Tudo culmina para que esses encontros alcancem ápices de intensidade emocional
e, após isso, grande frustração na expectativa do personagem pivô que está no
centro da articulação. Esse recurso, que define a comédia, pela anedota ordinária, como pensava Gógol, se
converte em Dostoiévski em alta tragédia,
diante da qual emergem “sentimentos profundos de humanismo e busca pela
verdade” (Grossman), e vai atravessar as obras de maturidade do autor.
Outra
lei da composição, em Dostoiévski, é o papel que exercem a poesia popular e o
folclore religioso, as antigas descrições da vida dos santos e parábolas
cristãs. Grossman cite, em particular, o livro “A andança da Mãe de Deus pelos
tormentos”, de N. Bokarov, ao qual Dostoiévski concorda com a crítica e o
compara ao Inferno, de Dante, em
qualidade literária. Pode se dizer que o tema, em seu fundo dramático, é bem dostoievskiano,
se isto não fosse um anacronismo: diante dos castigos eternos infringidos aos assassinos
de Cristo, Santa Maria implora a Deus o perdão dos algozes de seu filho.

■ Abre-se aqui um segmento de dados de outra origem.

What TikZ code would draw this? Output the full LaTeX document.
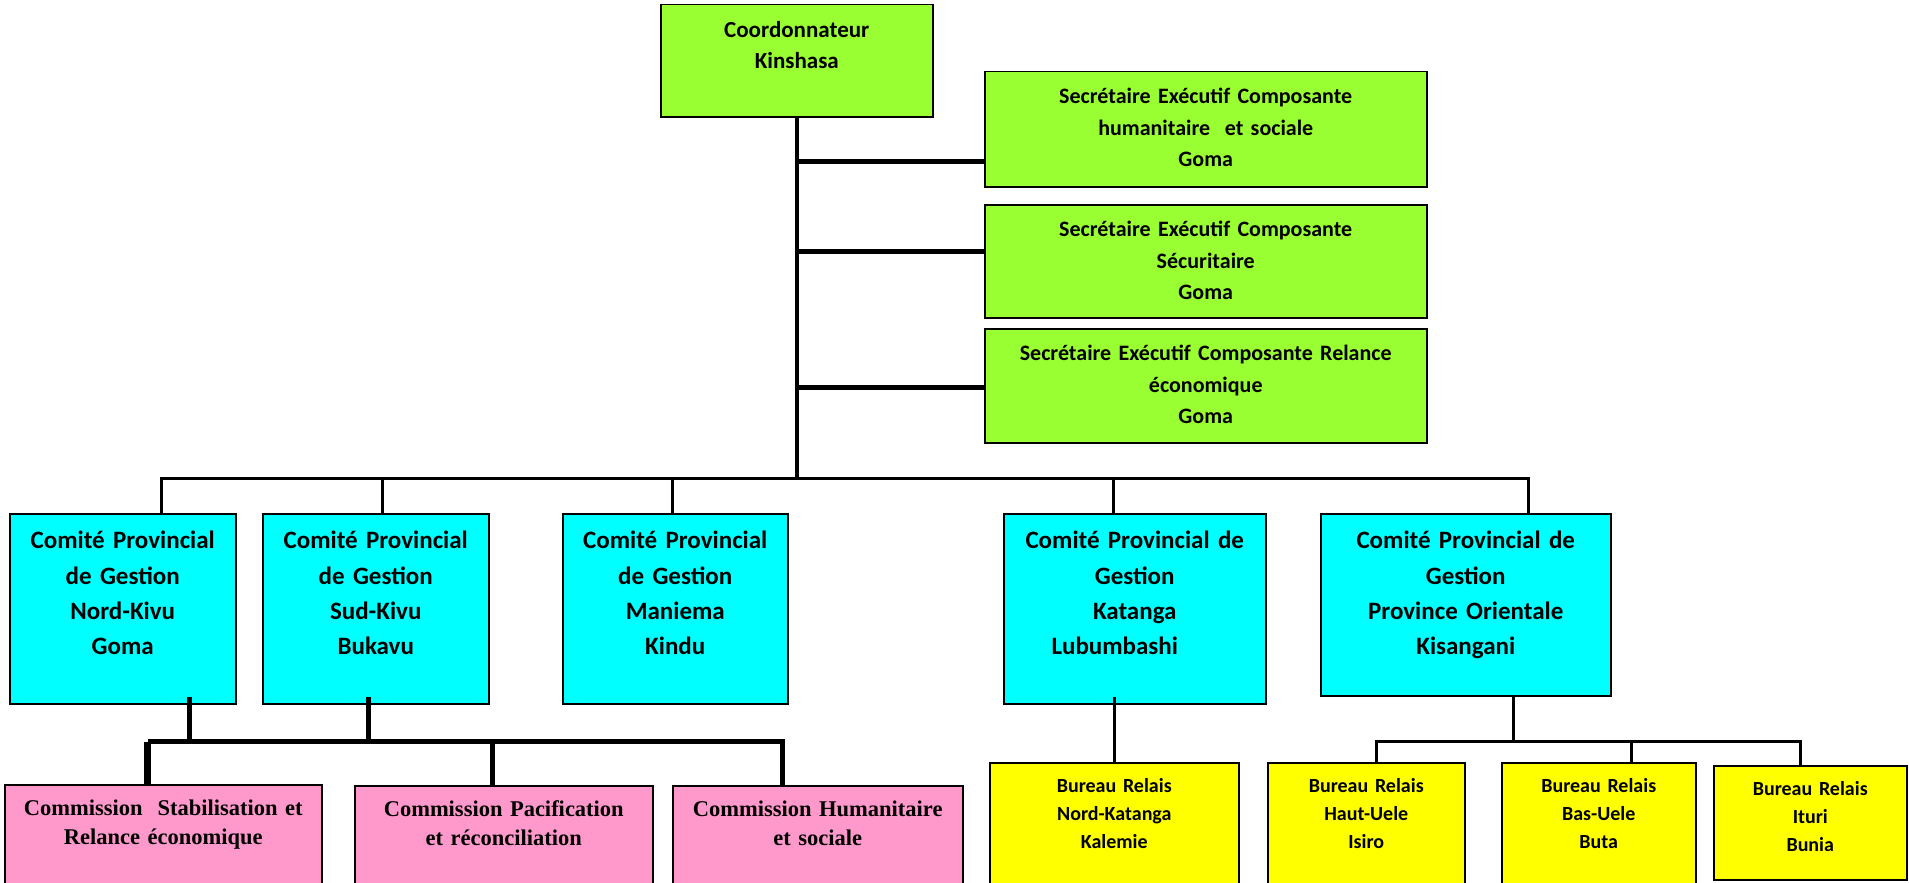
\documentclass[tikz,border=0pt]{standalone}
\usepackage{fontspec}
\setmainfont{Carlito}
\newfontfamily\romainfont{Liberation Serif}
\usetikzlibrary{positioning}
\definecolor{vertcoord}{RGB}{153,255,51}
\definecolor{cyancomite}{RGB}{0,255,255}
\definecolor{rosecomm}{RGB}{255,153,204}
\definecolor{jaunebureau}{RGB}{255,255,0}

\begin{document}
\begin{tikzpicture}[every node/.style={draw=black, line width=1.5pt, inner sep=0pt, align=center},
                    taille/.style n args={4}{minimum width=#1, text width=#1, minimum height=#2, text height=#3, text depth=#4},
                    coordo/.style={fill=vertcoord, font=\bfseries\fontsize{23}{31}\selectfont},
                    secret/.style={fill=vertcoord, font=\bfseries\fontsize{22}{31.5}\selectfont},
                    comite/.style={fill=cyancomite, font=\bfseries\fontsize{25}{35.3}\selectfont},
                    commission/.style={fill=rosecomm, font=\romainfont\bfseries\fontsize{22.5}{29}\selectfont},
                    relais/.style={fill=jaunebureau, font=\bfseries\fontsize{20}{28}\selectfont},
                    tronc/.style={line width=4pt},
                    branche/.style={line width=3pt},
                    epais/.style={line width=5pt}]
                    \useasboundingbox (0pt,0pt) rectangle (1909pt,-883pt);
                    \coordinate[anchor=center](o);
                    % coordination et secretaires
                    \node[coordo, taille={272pt}{112pt}{33pt}{79pt}, below right=4pt and 660pt of o](coord){Coordonnateur\\Kinshasa};
                    \node[secret, taille={442pt}{115pt}{32pt}{83pt}, below right=71pt and 984pt of o](sec1){Secrétaire Exécutif Composante\\humanitaire\ \ et sociale\\Goma};
                    \node[secret, taille={442pt}{113pt}{32pt}{81pt}, below right=204pt and 984pt of o](sec2){Secrétaire Exécutif Composante\\Sécuritaire\\Goma};
                    \node[secret, taille={442pt}{114pt}{32pt}{82pt}, below right=328pt and 984pt of o](sec3){Secrétaire Exécutif Composante Relance\\économique\\Goma};
                    % comites provinciaux
                    \node[comite, taille={226pt}{190pt}{35pt}{155pt}, below right=513pt and 9pt of o](nk){Comité Provincial\\de Gestion\\Nord-Kivu\\Goma};
                    \node[comite, taille={226pt}{190pt}{35pt}{155pt}, below right=513pt and 262pt of o](sk){Comité Provincial\\de Gestion\\Sud-Kivu\\Bukavu};
                    \node[comite, taille={225pt}{190pt}{35pt}{155pt}, below right=513pt and 562pt of o](man){Comité Provincial\\de Gestion\\Maniema\\Kindu};
                    \node[comite, taille={262pt}{190pt}{35pt}{155pt}, below right=513pt and 1003pt of o](kat){Comité Provincial de\\Gestion\\Katanga\\Lubumbashi\rule{40pt}{0pt}};
                    \node[comite, taille={290pt}{182pt}{35pt}{147pt}, below right=513pt and 1320pt of o](ori){Comité Provincial de\\Gestion\\Province Orientale\\Kisangani};
                    % commissions
                    \node[commission, taille={317pt}{102pt}{31pt}{71pt}, below right=784pt and 4pt of o](com1){Commission\ \ Stabilisation et\\Relance économique};
                    \node[commission, taille={298pt}{101pt}{31pt}{70pt}, below right=785pt and 354pt of o](com2){Commission Pacification\\et réconciliation};
                    \node[commission, taille={290pt}{101pt}{31pt}{70pt}, below right=785pt and 672pt of o](com3){Commission Humanitaire\\et sociale};
                    % bureaux relais
                    \node[relais, taille={249pt}{124pt}{30pt}{94pt}, below right=762pt and 989pt of o](nkat){Bureau Relais\\Nord-Katanga\\Kalemie};
                    \node[relais, taille={197pt}{124pt}{30pt}{94pt}, below right=762pt and 1267pt of o](haut){Bureau Relais\\Haut-Uele\\Isiro};
                    \node[relais, taille={194pt}{124pt}{30pt}{94pt}, below right=762pt and 1501pt of o](bas){Bureau Relais\\Bas-Uele\\Buta};
                    \node[relais, taille={193pt}{114pt}{30pt}{84pt}, below right=765pt and 1713pt of o](ituri){Bureau Relais\\Ituri\\Bunia};
                    % points de jonction
                    \coordinate[below=361pt of coord.south](bus);
                    \coordinate[below=32.5pt of sec1.west](s1);
                    \coordinate[above=9.5pt of sec2.west](s2);
                    \coordinate[below=2pt of sec3.west](s3);
                    \coordinate[right=39pt of nk.north](dnk);
                    \coordinate[right=7pt of sk.north](dsk);
                    \coordinate[left=2.5pt of man.north](dman);
                    \coordinate[left=21pt of kat.north](dkat);
                    \coordinate[right=63pt of ori.north](dori);
                    \coordinate[below=37pt of nk.south](buscomm);
                    \coordinate[above right=8pt and 67pt of nk.south](unk);
                    \coordinate[above left=8pt and 7pt of sk.south](usk);
                    \coordinate[left=15.5pt of com1.north](c1);
                    \coordinate[left=11pt of com2.north](c2);
                    \coordinate[left=35pt of com3.north](c3);
                    \coordinate[above left=8pt and 20.5pt of kat.south](ukat);
                    \coordinate[below=45pt of ori.south](busbur);
                    \coordinate[right=48pt of ori.south](uori);
                    \coordinate[right=10.5pt of haut.north](b1);
                    \coordinate[right=33pt of bas.north](b2);
                    \coordinate[left=9.5pt of ituri.north](b3);
                    % liaisons
                    \draw[tronc] (coord.south) -- (bus);
                    \foreach \s in {s1, s2, s3}
                        \draw[epais] (coord.south |- \s) -- (\s);
                    \draw[branche] (dnk) |- (bus) -| (dori);
                    \foreach \d in {dsk, dman, dkat}
                        \draw[branche] (\d) -- (\d |- bus);
                    \draw[epais] (c1 |- buscomm) -| (c3);
                    \draw[line width=7pt] (c1) -- (c1 |- buscomm);
                    \foreach \d in {unk, usk, c2}
                        \draw[epais] (\d) -- (\d |- buscomm);
                    \draw[branche] (ukat) -- (ukat |- nkat.north);
                    \draw[branche] (uori) -- (uori |- busbur);
                    \draw[branche] (b1) |- (busbur) -| (b3);
                    \draw[branche] (b2) -- (b2 |- busbur);
                \end{tikzpicture}
\end{document}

Outra
lenda que comovia Dostoiévski até as lágrimas era pecadora arrependida, Maria Egipcíaca, que lhe aparecia como
um poema moral, de “uma moralité da
velha Rússia”, nas palavras do crítico.
Também chama atenção, como uma das leis
da composição de Dostoiévski, a luta psicológica que se dá uma “tríade
trágica”, caracterizada por três encontros ou três conversas, que surgem como
momentos fundamentais do romance. Dentre outros exemplos, Grossman cita o
episódio de Crime e Castigo, no qual,
primeiro, Raskólnikov expõe em juízo suas teses sobre as leis da história;
depois, com o aprofundamento do interrogatório, o desmascaramento; e, por fim,
a acusação do assassinato. Outra característica, são as constantes citações de
obras de outros autores que, julgava, o haviam influenciado, tais como Púshkin,
Gógol, Alexandre Dumas, Jonathan Swift, Ernst Hoffmann, Rousseau etc. Conforme Grossman,
Dostoiévski também inovou com a introdução do dialogo interior que leva às
últimas consequências o drama psicológico, através de uma “bifurcação da
consciência”. A partir disso, contrapõe o estilo lírico por meio do monólogo
interior sem qualquer traço artístico, como pequenas notas informativas. Outro
ponto importante, na obra de Dostoiévski, foi a influência do romance
filosófico do século XVIII, nomeadamente, Voltaire, Diderot, Rousseau, Sterne e
próprio Hoffmann, o que também faz de escritor russo um pensador, ou filósofo
escritor.
No
terceiro capítulo, O Método Criador, Grossman mostra como Dostoiévski partiu da
Escola Natural, como seu romance inaugural Gente
Pobre, para desenvolver um método próprio de realismo em que, diante do
aprofundamento do drama psicológico, um elemento fantástico emerge. Mas não o
fantástico sobrenatural e, sim, o insólito inerente à realidade desmascarada,
que aflora com todo vigor e parece impossível. É justamente através dos fatos
empíricos, da realidade mais crua, que Dostoiévski descobre a sua poesia, no
sofrimento humano, e manifestada por um amor genuíno e redentor.
Assim,
Dostoiévski constrói os seus romances com dados da realidade, episódios
recortados de matérias jornalísticas, dados reais que transpõem, graças às
situações extremas, a lógica natural. São os dramas da vida cotidiana que
abundam as reportagens sensacionalistas, como o tema da prostituição,
alcoolismo, suicídio, assassinato etc., que fornecem a matéria prima para a
arte incomparável de Dostoiévski. A partir da coleção de tragédias da vida
real, Dostoiévski consegue descobrir a utopia e o fantástico, por meio do amor
abnegado. Não é a verdade dos fatos que está em jogo, mas uma verdade mais
verdadeira, interior, humana e poética, que emerge em meio ao caos político,
social e econômico. Com isso, seu método é visionário, e antecipa o futuro numa
literatura, como o próprio Dostoiévski definira: profética.